Kementerian Perdagangan menyebutkan, kenaikan harga minyak goreng itu dipengaruhi kenaikan harga minyak kelapa sawit mentah (CPO) global yang harganya sudah mencapai 1.400 dollar AS per ton. Selama ini, masih banyak produsen minyak goreng nasional yang belum sepenuhnya terintegrasi dengan produsen CPO dalam negeri.
Selama ini masih banyak produsen minyak goreng nasional yang belum sepenuhnya terintegrasi dengan produsen CPO dalam negeri.
Hal ini menyebabkan para produsen minyak goreng harus membeli CPO sesuai harga lelang PT Kharisma Pemasaran Bersama Nusantara (KPBN) dengan pengapalan dari Pelabuhan Belawan dan Dumai. Harga lelang KPBN itu terkorelasi dengan pasar internasional.

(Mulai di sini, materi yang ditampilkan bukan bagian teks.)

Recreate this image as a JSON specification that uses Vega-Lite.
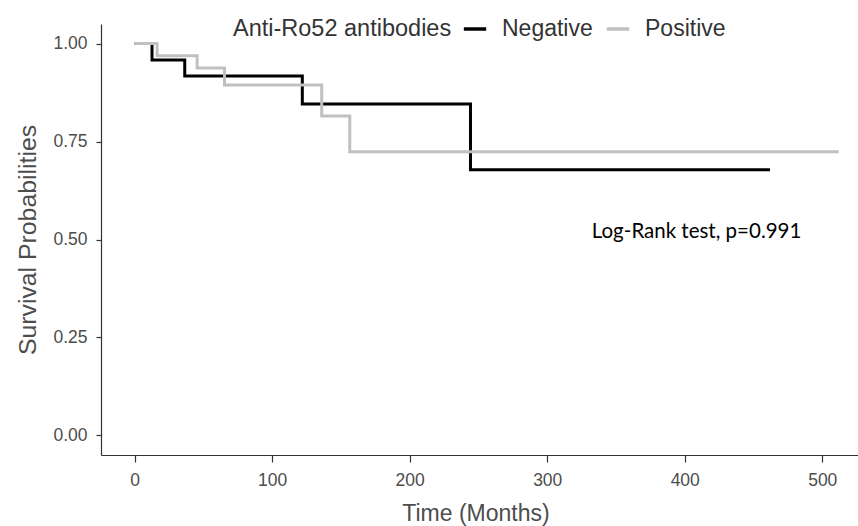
{
  "$schema": "https://vega.github.io/schema/vega-lite/v6.json",
  "width": 757,
  "height": 431,
  "autosize": {"type": "none"},
  "padding": {"left": 101, "top": 24, "right": 0, "bottom": 71},
  "background": "white",
  "config": {"view": {"stroke": null}, "font": "Liberation Sans"},
  "datasets": {
    "km": [
      {"group": "Negative", "time": 0, "surv": 1.0},
      {"group": "Negative", "time": 12.6, "surv": 0.958},
      {"group": "Negative", "time": 36.4, "surv": 0.917},
      {"group": "Negative", "time": 121.9, "surv": 0.846},
      {"group": "Negative", "time": 244.2, "surv": 0.678},
      {"group": "Negative", "time": 462, "surv": 0.678},
      {"group": "Positive", "time": 0, "surv": 1.0},
      {"group": "Positive", "time": 16.3, "surv": 0.969},
      {"group": "Positive", "time": 45.4, "surv": 0.9375},
      {"group": "Positive", "time": 65.3, "surv": 0.894},
      {"group": "Positive", "time": 136.0, "surv": 0.815},
      {"group": "Positive", "time": 156.4, "surv": 0.724},
      {"group": "Positive", "time": 512, "surv": 0.724}
    ],
    "note": [{"t": 408.6, "p": 0.52, "label": "Log-Rank test, p=0.991"}]
  },
  "layer": [
    {
      "data": {"name": "km"},
      "mark": {"type": "line", "interpolate": "step-after", "strokeWidth": 3, "clip": true},
      "encoding": {
        "x": {
          "field": "time", "type": "quantitative",
          "scale": {"domain": [-24.5, 526], "nice": false, "zero": false},
          "axis": {
            "values": [0, 100, 200, 300, 400, 500], "format": "d", "grid": false,
            "domainColor": "#333333", "domainWidth": 1.2,
            "tickColor": "#333333", "tickWidth": 1.2, "tickSize": 7,
            "labelFontSize": 17.5, "labelColor": "#4d4d4d", "labelPadding": 9,
            "title": "Time (Months)", "titleFontSize": 23, "titleFontWeight": "normal",
            "titleColor": "#4d4d4d", "titleX": 374.5, "titleY": 65,
            "titleAlign": "center", "titleBaseline": "alphabetic"
          }
        },
        "y": {
          "field": "surv", "type": "quantitative",
          "scale": {"domain": [-0.05, 1.05], "nice": false, "zero": false},
          "axis": {
            "values": [0, 0.25, 0.5, 0.75, 1], "format": ".2f", "grid": false,
            "domainColor": "#333333", "domainWidth": 1.2,
            "tickColor": "#333333", "tickWidth": 1.2, "tickSize": 5,
            "labelFontSize": 17.5, "labelColor": "#4d4d4d", "labelPadding": 9,
            "title": "Survival Probabilities", "titleFontSize": 24.8, "titleFontWeight": "normal",
            "titleColor": "#4d4d4d", "titleX": -73, "titleY": 215.5,
            "titleAlign": "center", "titleBaseline": "middle"
          }
        },
        "color": {
          "field": "group", "type": "nominal",
          "scale": {"domain": ["Negative", "Positive"], "range": ["#000000", "#c0c0c0"]},
          "legend": {
            "orient": "none", "legendX": 132, "legendY": -8,
            "direction": "horizontal", "titleOrient": "left",
            "title": "Anti-Ro52 antibodies", "titleLimit": 500,
            "titleFontSize": 23.5, "titleFontWeight": "normal", "titleColor": "#333333",
            "labelFontSize": 23, "labelColor": "#333333", "labelLimit": 300,
            "symbolType": "stroke", "symbolSize": 500, "symbolStrokeWidth": 3.5,
            "labelOffset": 14, "columnPadding": 6, "titlePadding": 10
          }
        }
      }
    },
    {
      "data": {"name": "note"},
      "mark": {"type": "text", "font": "Lato", "fontSize": 20.5, "color": "black", "align": "center", "baseline": "middle"},
      "encoding": {
        "x": {"field": "t", "type": "quantitative"},
        "y": {"field": "p", "type": "quantitative"},
        "text": {"field": "label"}
      }
    }
  ]
}
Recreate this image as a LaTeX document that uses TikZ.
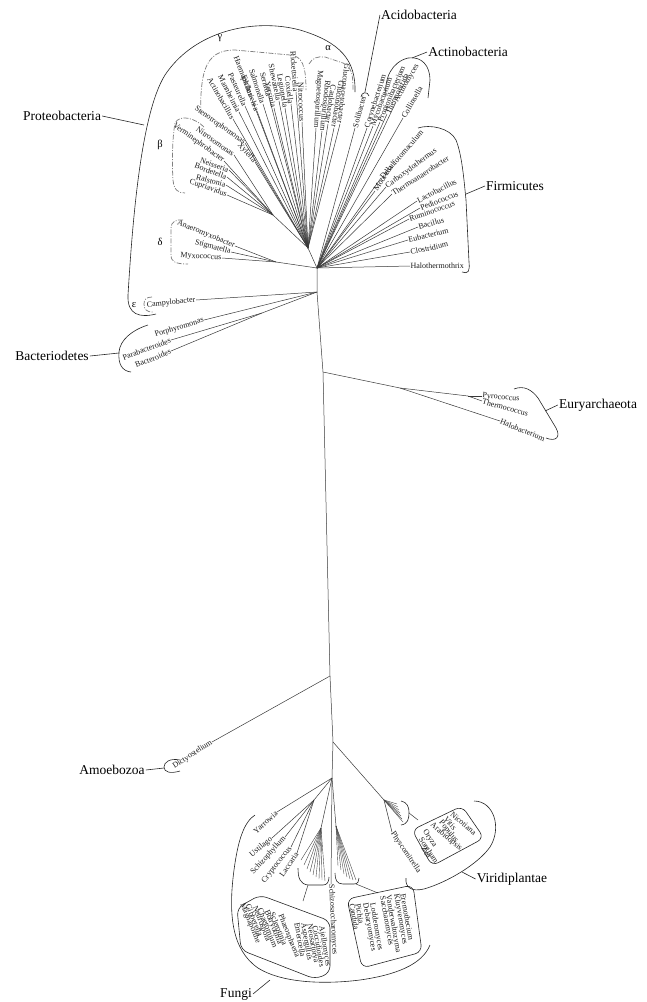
\documentclass[tikz,border=0pt]{standalone}
\usepackage{fontspec}
\setmainfont{Liberation Serif}
\newcommand\lfL[5]{\node[ls,rotate=#3] (#1) at (#2) {#4}; \draw[cl] (#5) -- (#1.east);}
\newcommand\lfR[5]{\node[rs,rotate=#3] (#1) at (#2) {#4}; \draw[cl] (#5) -- (#1.west);}
\begin{document}
\begin{tikzpicture}[x=1pt,y=-1pt,
  br/.style={line width=0.6pt, draw=black!85},
  dbr/.style={line width=0.75pt, draw=black!50, dash pattern=on 5pt off 1.5pt on 1pt off 1.5pt},
  cl/.style={line width=0.5pt, draw=black!78},
  fan/.style={line width=0.4pt, draw=black!72},
  sp/.style={font=\fontsize{8}{9}\selectfont, inner sep=0.4pt, text=black!90},
  rs/.style={sp, anchor=west},
  ls/.style={sp, anchor=east},
  bx/.style={sp, anchor=west},
  grp/.style={font=\fontsize{13.5}{15}\selectfont, inner sep=1pt},
  gk/.style={font=\fontsize{10.5}{11}\selectfont, inner sep=0.5pt}
]
\useasboundingbox (0,0) rectangle (646,1002);
% ---------- internal points and trunk ----------
\coordinate (H0) at (317,268);
\coordinate (P) at (308,248);
\coordinate (Bb) at (273,215);
\coordinate (D) at (276,262);
\coordinate (T1) at (317,292);
\coordinate (Bd) at (262,313);
\coordinate (T2) at (323,372);
\coordinate (EU) at (400,388);
\coordinate (PT) at (468,396);
\coordinate (T3) at (330,676);
\coordinate (T4) at (333,742);
\coordinate (F) at (332,778);
\coordinate (VP) at (384,800);
\coordinate (Bs) at (314,800);
\coordinate (PzA) at (321,828);
\coordinate (ScA) at (336,826);
\draw[cl] (P) -- (H0) -- (T1) -- (T2) -- (T3) -- (T4) -- (F);
\draw[cl] (P) -- (Bb);
\draw[cl] (H0) -- (D);
\draw[cl] (T1) -- (Bd);
\draw[cl] (T2) -- (EU) -- (PT);
\draw[cl] (T4) -- (VP);
\draw[cl] (F) -- (Bs);
\draw[cl] (F) -- (PzA);
\draw[cl] (F) -- (ScA);
% ---------- gamma ----------
\lfL{g1}{233,119}{-60}{Actinobacillus}{P}
\lfL{g2}{239,112}{-63}{Mannheimia}{P}
\lfL{g3}{245,106}{-66}{Pasteurella}{P}
\lfL{g4}{251,97}{-69}{Haemophilus}{P}
\lfL{g5}{257,111}{-70}{Escherichia}{P}
\lfL{g6}{263,104}{-72}{Salmonella}{P}
\lfL{g7}{269,97}{-75}{Serratia}{P}
\lfL{g8}{274,108}{-76}{Yersinia}{P}
\lfL{g9}{279,101}{-78}{Shewanella}{P}
\lfL{g10}{285,108}{-80}{Legionella}{P}
\lfL{g11}{291,104}{-83}{Coxiella}{P}
\lfL{g12}{296,92}{-86}{Rickettsiella}{P}
\lfL{g13}{302,122}{-88}{Nitrococcus}{P}
\lfL{g14}{245,143}{-35}{Stenotrophomonas}{P}
\lfL{g15}{255,162}{-48}{Xylella}{P}
% ---------- alpha ----------
\lfL{a1}{316,128}{-94}{Magnetospirillum}{P}
\lfL{a2}{322,131}{-96}{Rhodospirillum}{P}
\lfL{a3}{328,124}{-98}{Caulobacter}{P}
\lfL{a4}{334,128}{-99}{Gluconobacter}{P}
\lfL{a5}{340,124}{-97}{Gluconacetobacter}{P}
% ---------- beta ----------
\lfL{b1}{234,155}{-36}{Nitrosomonas}{Bb}
\lfL{b2}{224,161}{-36}{Verminephrobacter}{Bb}
\lfL{b3}{229,170}{-20}{Neisseria}{Bb}
\lfL{b4}{227,177}{-20}{Bordetella}{Bb}
\lfL{b5}{226,185}{-16}{Ralstonia}{Bb}
\lfL{b6}{227,195}{-20}{Cupriavidus}{Bb}
% ---------- delta, epsilon ----------
\lfL{d1}{235,246}{-22}{Anaeromyxobacter}{D}
\lfL{d2}{231,252}{-15}{Stigmatella}{D}
\lfL{d3}{222,258}{-3}{Myxococcus}{D}
\lfL{e1}{196,300}{6}{Campylobacter}{T1}
% ---------- Bacteroidetes ----------
\lfL{c1}{204,320}{17}{Porphyromonas}{T1}
\lfL{c2}{171,340}{20}{Parabacteroides}{Bd}
\lfL{c3}{171,351}{22}{Bacteroides}{Bd}
% ---------- Acidobacteria, Actinobacteria ----------
\lfR{s1}{355,128}{75}{Solibacter}{H0}
\lfR{n1}{367,128}{72}{Corynebacterium}{H0}
\lfR{n2}{373,126}{70}{Mycobacterium}{H0}
\lfR{n3}{380,122}{67}{Propionibacterium}{H0}
\lfR{n4}{387,114}{64}{Thermobifida}{H0}
\lfR{n5}{396,102}{60}{Actinomyces}{H0}
\lfR{n6}{403,118}{60}{Collinsella}{H0}
% ---------- Firmicutes ----------
\lfR{f1}{381,178}{49}{Desulfotomaculum}{H0}
\lfR{f2}{375,191}{58}{Moorella}{H0}
\lfR{f3}{386,187}{36}{Carboxydothermus}{H0}
\lfR{f4}{392,194}{33}{Thermoanaerobacter}{H0}
\lfR{f5}{417,201}{27}{Lactobacillus}{H0}
\lfR{f6}{420,208}{21}{Pediococcus}{H0}
\lfR{f7}{409,219}{19}{Ruminococcus}{H0}
\lfR{f8}{418,227}{16}{Bacillus}{H0}
\lfR{f9}{408,240}{14}{Eubacterium}{H0}
\lfR{f10}{410,252}{12}{Clostridium}{H0}
\lfR{f11}{410,266}{0}{Halothermothrix}{H0}
% ---------- Euryarchaeota ----------
\lfR{u1}{482,396}{-5}{Pyrococcus}{PT}
\lfR{u2}{482,401}{-15}{Thermococcus}{PT}
\lfR{u3}{500,421}{-22}{Halobacterium}{EU}
% ---------- Amoebozoa ----------
\lfL{m1}{212,742}{33}{Dictyostelium}{T3}
% ---------- Fungi ----------
\lfL{y1}{277,812}{42}{Yarrowia}{F}
\lfL{k1}{272,838}{40}{Ustilago}{Bs}
\lfL{k2}{285,837}{48}{Schizophyllum}{Bs}
\lfL{k3}{291,847}{52}{Cryptococcus}{Bs}
\lfL{k4}{297,853}{56}{Laccaria}{Bs}
\lfR{z1}{331,884}{-87}{Schizosaccharomyces}{F}
\foreach \a/\b [count=\i] in {301/860,304/865,307/869,310/872,313/875,316/877,319/879,322/880,325/881}
  {\coordinate (pz\i) at (\a,\b); \draw[fan] (PzA) -- (pz\i);}
\foreach \a/\b [count=\i] in {338/866,341/870,344/874,347/877,350/879,353/880,356/880}
  {\coordinate (sc\i) at (\a,\b); \draw[fan] (ScA) -- (sc\i);}
\draw[br] (298,868) .. controls (298,878) and (300,884) .. (308,885) -- (323,885) .. controls (327,885) and (329,882) .. (329,877);
\draw[br] (335,873) .. controls (335,880) and (337,884) .. (343,884) -- (354,884) .. controls (358,884) and (359,881) .. (359,878);
\coordinate (pzB) at (308,885); \coordinate (pzT) at (303,901);
\coordinate (scB) at (356,884); \coordinate (scT) at (378,893);
\draw[cl] (pzB) -- (pzT);
\draw[cl] (scB) -- (scT);
% Pezizomycotina box
\draw[br, rounded corners=7pt] (237,908) -- (260,895) -- (330,921) -- (330,973) -- (315,979) -- (241,950) -- cycle;
\node[bx,rotate=-68] (p1) at (242,903) {Magnaporthe};
\node[bx,rotate=-68] (p2) at (248,904) {Gibberella};
\node[bx,rotate=-68] (p3) at (254,906) {Neurospora};
\node[bx,rotate=-68] (p4) at (260,908) {Chaetomium};
\node[bx,rotate=-68] (p5) at (266,910) {Botryotinia};
\node[bx,rotate=-68] (p6) at (272,912) {Sclerotinia};
\node[bx,rotate=-68] (p7) at (280,914) {Phaeosphaeria};
\node[bx,rotate=-80] (p8) at (297,922) {Emericella};
\node[bx,rotate=-80] (p9) at (303,923) {Aspergillus};
\node[bx,rotate=-80] (p10) at (309,924) {Neosartorya};
\node[bx,rotate=-80] (p11) at (315,925) {Coccidioides};
\node[bx,rotate=-80] (p12) at (321,926) {Ajellomyces};
% Saccharomycotina box
\draw[br, rounded corners=7pt] (347,899) -- (413,885) -- (422,952) -- (362,968) -- cycle;
\node[bx,rotate=-80] (q1) at (352,903) {Candida};
\node[bx,rotate=-80] (q2) at (358,903) {Pichia};
\node[bx,rotate=-80] (q3) at (365,903) {Debaryomyces};
\node[bx,rotate=-80] (q4) at (372,903) {Lodderomyces};
\node[bx,rotate=-80] (q5) at (382,896) {Saccharomyces};
\node[bx,rotate=-80] (q6) at (388,895) {Vanderwaltozyma};
\node[bx,rotate=-80] (q7) at (396,894) {Kluyveromyces};
\node[bx,rotate=-80] (q8) at (403,893) {Eremothecium};
% ---------- Viridiplantae ----------
\foreach \a/\b [count=\i] in {397/804,398/807,399/810,400/813,401/816,402/819,403/822}
  {\coordinate (vf\i) at (\a,\b); \draw[fan] (VP) -- (vf\i);}
\draw[br] (401,801) .. controls (407,802) and (409,807) .. (409,812) .. controls (409,819) and (408,824) .. (401,825);
\coordinate (vfB) at (409,813); \coordinate (vfT) at (418,820);
\draw[cl] (vfB) -- (vfT);
\lfR{v0}{392,832}{-56}{Physcomitrella}{VP}
\draw[br, rounded corners=7pt] (412,830) -- (462,806) -- (484,838) -- (432,866) -- cycle;
\node[bx,rotate=-40] (v1) at (451,813) {Nicotiana};
\node[bx,rotate=-50] (v2) at (445,817) {Vitis};
\node[bx,rotate=-50] (v3) at (440,821) {Populus};
\node[bx,rotate=-40] (v4) at (431,824) {Arabidopsis};
\node[bx,rotate=-57] (v5) at (424,830) {Oryza};
\node[bx,rotate=-57] (v6) at (420,838) {Sorghum};
\node[bx,rotate=-57] (v7) at (423,847) {Zea};
% ---------- brackets ----------
\draw[br] (355,92) .. controls (356,60) and (340,42) .. (300,30) .. controls (255,18) and (195,30) .. (165,75) .. controls (140,115) and (132,230) .. (128,295) .. controls (127,315) and (140,318) .. (156,314);
\draw[dbr] (201,114) .. controls (200,95) and (202,78) .. (205,70) .. controls (210,55) and (220,50) .. (235,50) -- (290,55) .. controls (302,56) and (306,65) .. (306,90);
\draw[dbr] (309,64) .. controls (312,58) and (318,56) .. (325,57) -- (343,63) .. controls (352,67) and (353,75) .. (353,90);
\draw[dbr] (204,127) .. controls (195,118) and (180,114) .. (175,123) .. controls (172,140) and (172,165) .. (173,180) .. controls (174,190) and (178,193) .. (185,193);
\draw[dbr] (183,220) .. controls (176,219) and (171,222) .. (171,228) -- (171,255) .. controls (171,262) and (176,264) .. (188,264);
\draw[dbr] (152,297) .. controls (146,297) and (144,300) .. (144,304) .. controls (144,309) and (146,312) .. (153,312);
\draw[br] (361,97) .. controls (361,92) and (368,91) .. (369,96);
\draw[br] (386,96) .. controls (384,78) and (392,62) .. (408,58) .. controls (422,56) and (430,66) .. (430,80) -- (428,98);
\draw[br] (418,128) .. controls (430,124) and (450,128) .. (456,140) .. controls (462,155) and (464,180) .. (466,200) -- (469,262) .. controls (470,272) and (468,274) .. (462,272);
\draw[br] (148,325) .. controls (132,330) and (120,340) .. (119,352) .. controls (118,364) and (122,371) .. (131,372);
\draw[br] (514,389) .. controls (524,385) and (532,390) .. (538,398) -- (556,428) .. controls (561,437) and (556,442) .. (546,438);
\draw[br] (180,760) .. controls (170,758) and (164,762) .. (164,767) .. controls (164,772) and (170,774) .. (180,771);
\draw[br] (255,815) .. controls (244,822) and (238,840) .. (234,870) .. controls (228,915) and (232,950) .. (258,968) .. controls (280,982) and (320,985) .. (360,980) .. controls (395,975) and (422,965) .. (430,945);
\draw[br] (474,801) .. controls (494,801) and (502,828) .. (490,847) .. controls (478,864) and (448,882) .. (424,889) .. controls (411,892) and (405,887) .. (406,878);
% ---------- greek letters ----------
\node[gk] (gam) at (220,38) {γ};
\node[gk] (alp) at (328,48) {α};
\node[gk] (bet) at (160,145) {β};
\node[gk] (del) at (160,242) {δ};
\node[gk] (eps) at (134,305) {ε};
% ---------- group labels ----------
\node[grp] (proteo) at (62,116) {Proteobacteria};
\coordinate (proteoB) at (144,125);
\draw[br] (proteo.east) -- (proteoB);
\node[grp] (acido) at (419,15) {Acidobacteria};
\coordinate (acidoB) at (365,92);
\draw[br] (acido.west) -- (acidoB);
\node[grp] (actino) at (468,52) {Actinobacteria};
\coordinate (actinoB) at (412,58);
\draw[br] (actino.west) -- (actinoB);
\node[grp] (firm) at (515,186) {Firmicutes};
\coordinate (firmB) at (466,194);
\draw[br] (firm.west) -- (firmB);
\node[grp] (bact) at (52,356) {Bacteriodetes};
\coordinate (bactB) at (119,353);
\draw[br] (bact.east) -- (bactB);
\node[grp] (eury) at (598,405) {Euryarchaeota};
\coordinate (euryB) at (545,411);
\draw[br] (eury.west) -- (euryB);
\node[grp] (amoe) at (112,770) {Amoebozoa};
\coordinate (amoeB) at (164,768);
\draw[br] (amoe.east) -- (amoeB);
\node[grp] (fungi) at (236,994) {Fungi};
\coordinate (fungiB) at (270,980);
\draw[br] (fungi.east) -- (fungiB);
\node[grp] (viri) at (512,879) {Viridiplantae};
\coordinate (viriB) at (462,872);
\draw[br] (viri.west) -- (viriB);
\end{tikzpicture}
\end{document}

Selain itu, kenaikan harga juga dipengaruhi peningkatan permintaan CPO untuk industri biodiesel dalam rangka program B30 serta krisis energi di India, China, dan sejumlah negara di Eropa yang membuat negara-negara itu beralih ke biodiesel, apalagi memasuki musim dingin.
Ekonomi gorengan
Kenaikan harga minyak goreng ini menjadi beban bagi pelaku usaha mikro, kecil, dan menengah (UMKM) yang membutuhkan minyak goreng sebagai bahan baku produk olahannya. Kenaikan harga itu juga akan menambah pengeluaran rumah tangga, apalagi di tengah tergerusnya pendapatan akibat pandemi Covid-19.
Harganya yang tinggi menjadikan minyak goreng sebagai salah satu komoditas penyumbang inflasi Oktober 2021. Badan Pusat Statistik mencatat, tingkat inflasi pada Oktober 2021 sebesar 0,12 persen. Tingkat inflasi kelompok pengeluaran makanan, minuman, dan tembakau mencapai 0,1 persen serta andilnya terhadap inflasi nasional 0,03 persen. Komoditas yang dominan memberikan andil inflasi dalam kelompok tersebut salah satunya adalah minyak goreng, yakni 0,05 persen.
Baca juga :
- Kenaikan Harga Pangan Global dan Biaya Logistik Mulai Pengaruhi Inflasi
- Kenaikan Harga Pangan dan Krisis Energi Perlambat Pertumbuhan
Sebelumnya, Dana Moneter Internasional serta Organisasi Pangan dan Pertanian (FAO) melaporkan terjadinya kenaikan harga pangan global dan mengingatkan potensi peningkatan inflasi akibat kenaikan harga itu. FAO menyebutkan, Indeks Harga Pangan pada September 2021 sebesar 130 atau naik 32,8 persen secara tahunan.
Indeks tersebut merupakan angka tertinggi sejak 10 tahun terakhir dan kenaikannya di atas 100 itu sudah terjadi selama 11 bulan terakhir atau per Oktober 2020. Lonjakan indeks itu didorong harga serealia, terutama gandum, beras, dan jagung, serta minyak nabati, seperti CPO, biji bunga matahari, dan kedelai.
Minyak goreng merupakan salah satu motor penggerak ekonomi gorengan. Kalau harganya tinggi dan tidak segera dikendalikan, lambat laut akan membebani pelaku UMKM, termasuk waralaba, pedagang kaki lima, dan pemilik warung, serta konsumen rumah tangga.
Imbas kenaikan harga kedelai global itu telah terbukti di Indonesia. Para perajin tempe dan tahu pernah mogok produksi pada awal tahun, meminta harga kedelai diturunkan. Mereka pada akhirnya juga terpaksa membeli kedelai dengan harga yang masih cukup tinggi. Untuk menekan biaya produksi, para perajin itu ada yang sedikit menaikkan harga dan ada yang mengecilkan ukuran tempe dan tahu.
Setelah kedelai, kini giliran minyak goreng yang naik harganya kendati bahan bakunya berasal dari dalam negeri. Kelihatannya memang sederhana, yaitu tempe dan minyak goreng. Namun, jika keduanya dipadukan, hasil produk olahannya beraneka ragam, mulai dari tempe goreng, keripik tempe, tempe penyet, tempe tumis, kering tempe, hingga tempe bacem. Ini baru perpaduan antara tempe dan minyak goreng, belum dengan bahan lain yang bisa melahirkan aneka macam gorengan dan masakan.
Minyak goreng merupakan salah satu motor penggerak ekonomi gorengan. Kalau harganya tinggi dan tidak segera dikendalikan, lambat laut akan membebani pelaku UMKM, termasuk waralaba, pedagang kaki lima, dan pemilik warung makanan, serta konsumen rumah tangga.